The other form of perception I thought “Satan” demonstrated was the one I had previously described as almost supernatural. I feel that this additional form of perception is flavoured by the cool objectifying artistic vision briefly described above and highlighted in some of the chapters of The King in Yellow.

What gives it the so called supernatural flavour is that it is directed at human beings and is specifically designed to correctly read the thoughts and unspoken intentions of human beings. It carefully and critically examines the target and determines the probable current thoughts and motivations of the target on the basis of an accurate picture of the target’s character and context within which the target appears.

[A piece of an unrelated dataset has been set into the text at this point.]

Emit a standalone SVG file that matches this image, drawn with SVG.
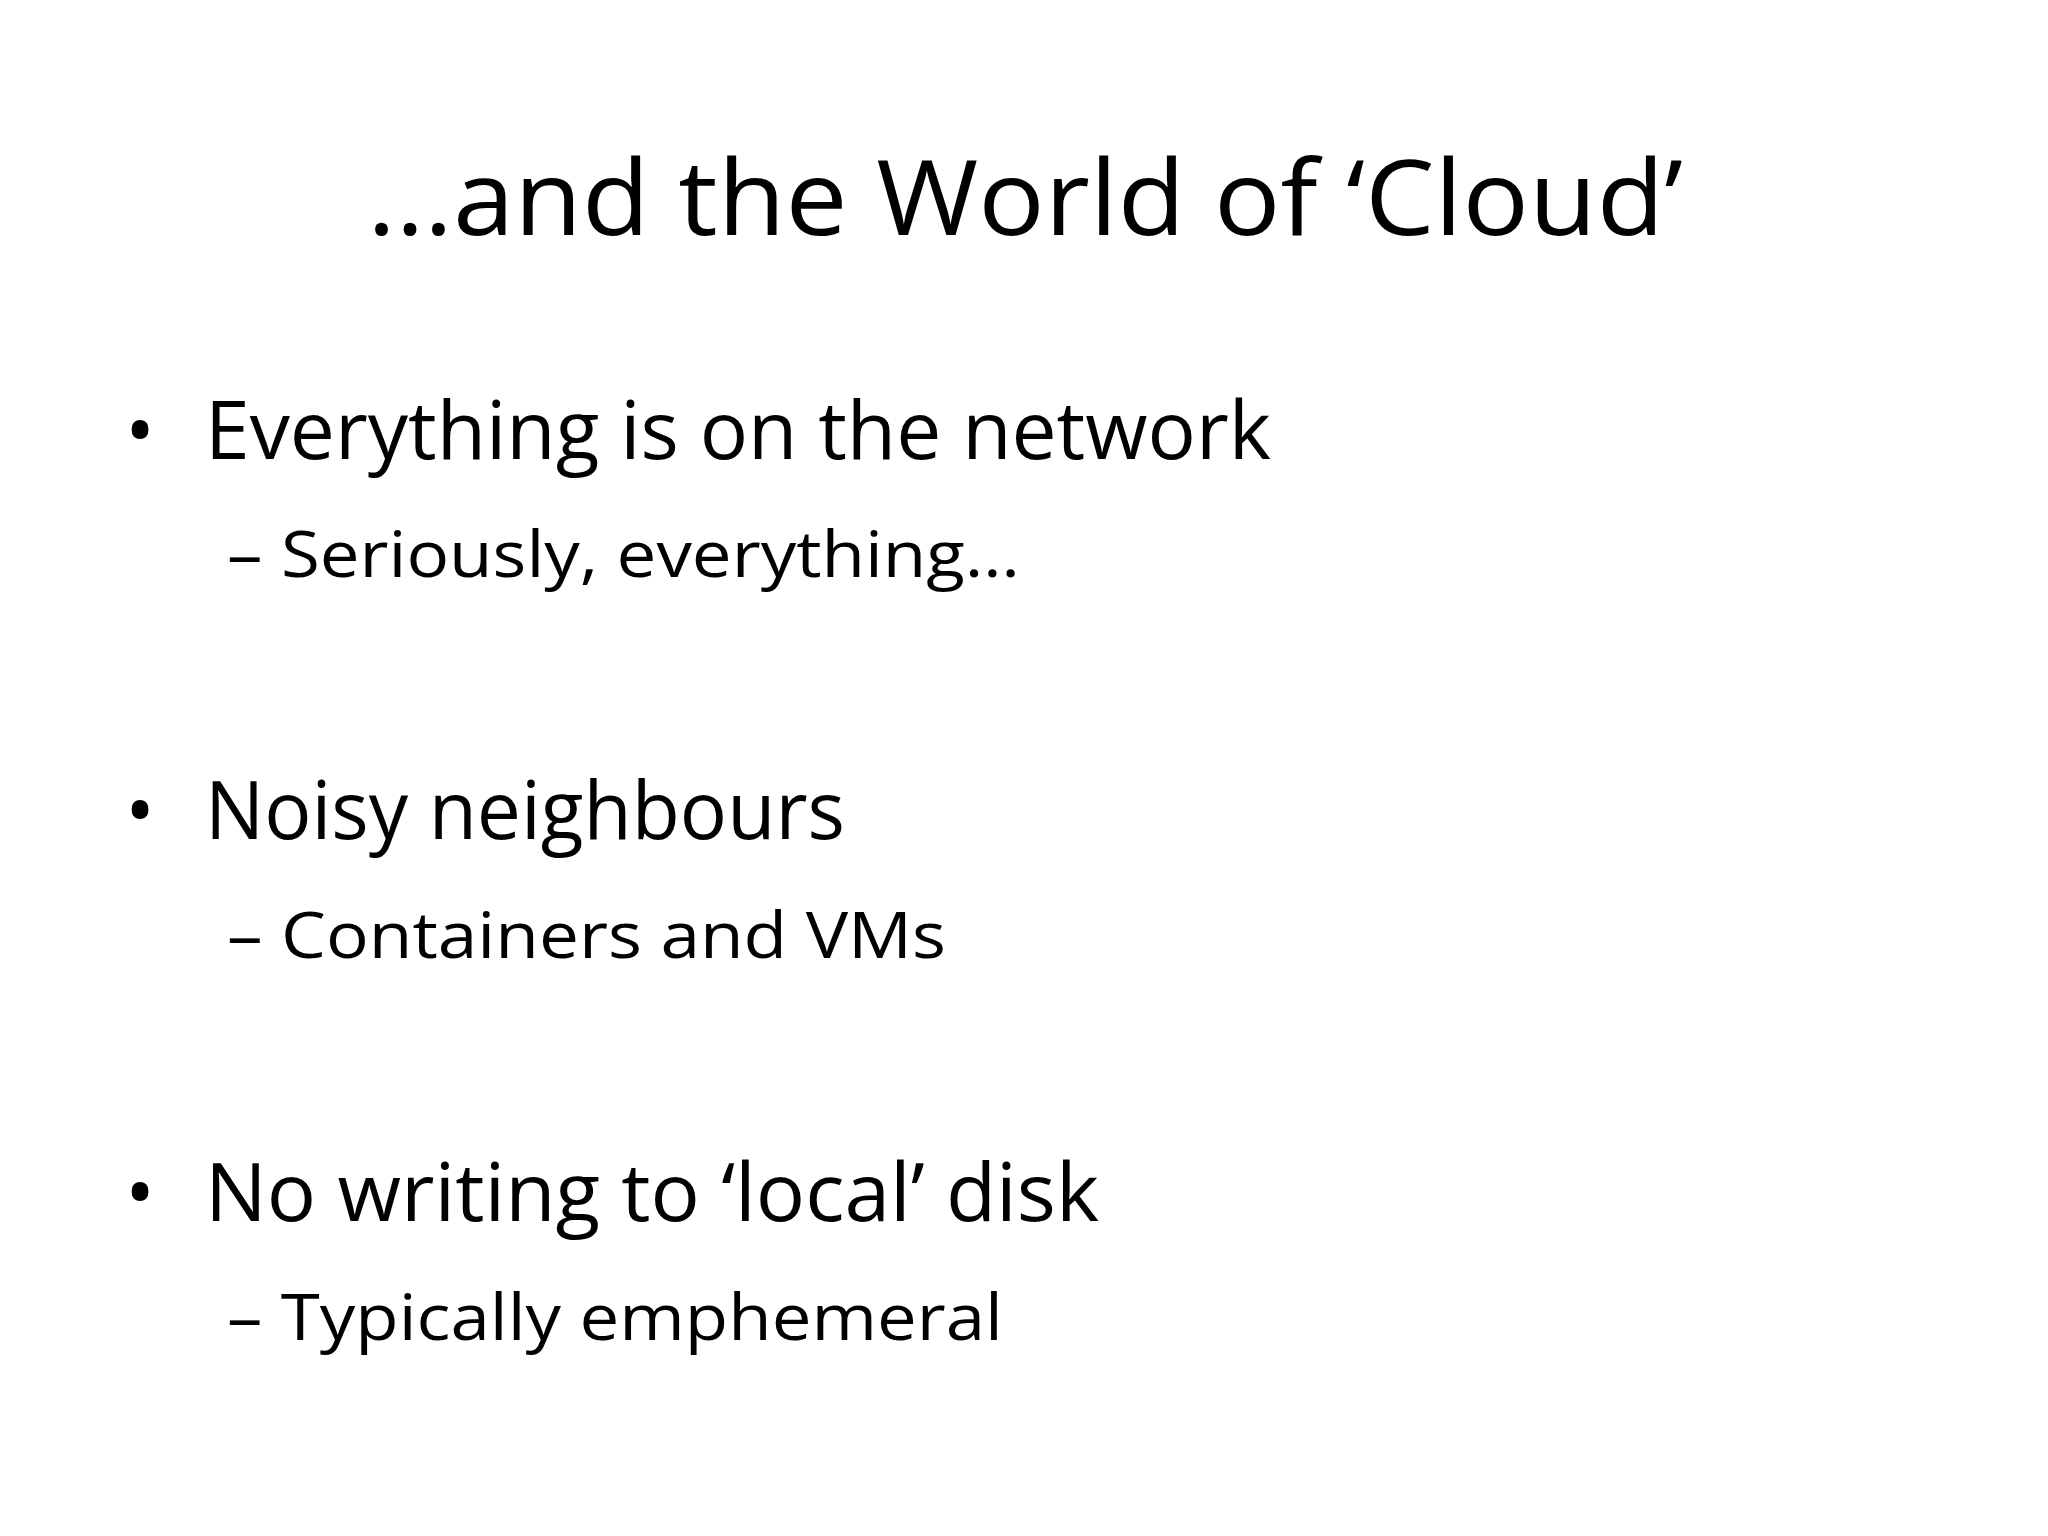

It also succeeds by leading the target through question and answer, by suggesting a course of action or thought, by implanting thoughts, or by producing agreement, or by convincing. This is the area of cold reading I think, the area where the skills of a Stanton Carlisle work, and needs to be studied in great detail I think, though I am not sure one can learn this stuff – it may be a case of you either have it or you don’t.

I think there are a number of views of Satan, but this one in Merrett’s book is one of the more interesting. “Satan” here appears to possess the vision of “God.” I feel that “Satan’ possesses the ability to constantly view the totality or whole, the gestalt, with its multitude of elements. Objectifying is important again, but what is just as crucial is the ability to clearly see all the parts in the picture, what each part is and what its limitations and its skills are, what role the parts have in the picture and whether the whole thing will work together. I liken this type of perception to the formal logic behind a work of abstract painting, a Mondrian with its varied coloured elements or parts in the grid, or possibly to a Cubist work, particularly one of Picasso’s synthetic cubist works.